Im Falle von Tocotronic und Stereo Total war das Konzept ja ein anderes: Das Gesamtwerk der Bands wird schlaglichtartig vorgestellt, ein Querschnitt anhand von Lieblingssongs der jeweiligen Zeichner:innen. Das sind tolle Projekte, ich wollte es aber gerne auch mal ausprobieren, die Songcomic-Idee etwas konzeptioneller anzugehen und ein einzelnes Album in eine Comicform zu überführen. Und wenn man sich die deutschsprachige Popgeschichte anschaut, gibt’s ja nicht allzu viele Alben, die ein solches Konzept tragen könnten, die Klassiker sind und gleichzeitig textlich genug Raum für Comic-Interpretationen lassen. „Monarchie und Alltag“ ist da eine der ersten Platten, die einem in den Kopf kommen. Umso schöner, dass sich die Band trotz anfänglicher Skepsis darauf eingelassen hat und mit dem Ergebnis sehr glücklich ist.

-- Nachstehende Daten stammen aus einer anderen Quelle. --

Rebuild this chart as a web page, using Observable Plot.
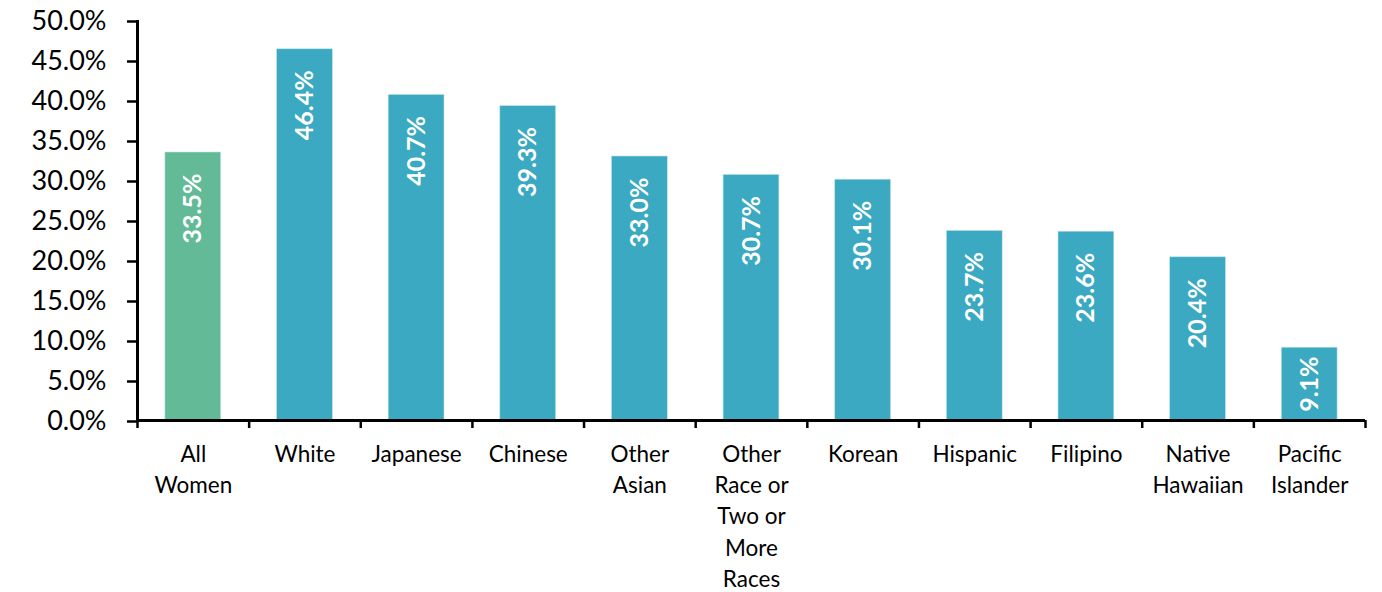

Hast du die Auswahl der Zeichnerinnen und Zeichner getroffen oder war die Band und ihr Umfeld involviert?
Die Band hat mir völlig freie Hand gelassen bei der Auswahl. Die Zusammenstellung ist der Versuch, einerseits Zeichner wie Frank Witzel an Bord zu haben, die die Fehlfarben zur Zeit der Veröffentlichung von „Monarchie und Alltag“ live gesehen haben, und andererseits junge Zeichner*innen, die 1981 noch gar nicht auf der Welt waren, nach ihrer Sicht auf die Band zu befragen. Also sozusagen einen generationenübergreifenden Blick auf die Platte zu werfen.
Es gab gewissermaßen den Arbeitsauftrag, die Platte danach zu befragen, was die einerseits sehr zeitgebundenen Texte voller Kalter-Krieg-Stimmung und die andererseits sehr offenen Bilder, die Peter Hein und Thomas Schwebel gefunden haben, für die Gegenwart noch für eine Rolle spielen bzw. ob sie auch noch etwas über die Gegenwart 40 Jahre später erzählen können.
Gab es einen Song-Text, bei dem du gedacht hast, das ließe sich nicht als Comic umsetzen?
Ich habe großen Respekt vor allen beteiligten Zeichner*innen, dass sie solch starke Umsetzungen für die Songtexte gefunden haben, die ja gerade dadurch, dass sie gleichzeitig so konkret wie abstrakt sind und außerdem mit sehr starken Bildern arbeiten – „Es liegt ein Grauschleier über der Stadt, den meine Mutter noch nicht weggewaschen hat“ –, wahnsinnig schwer in einen Comic zu übersetzen sind. Außerdem hat mich beeindruckt, dass die Zeichner*innen, obwohl die Texte solchen Klassikercharakter haben, sehr unbefangen und auch ironisch mit ihnen umgegangen sind. Man lese nur mal „Grauschleier“ von 18 Metzger.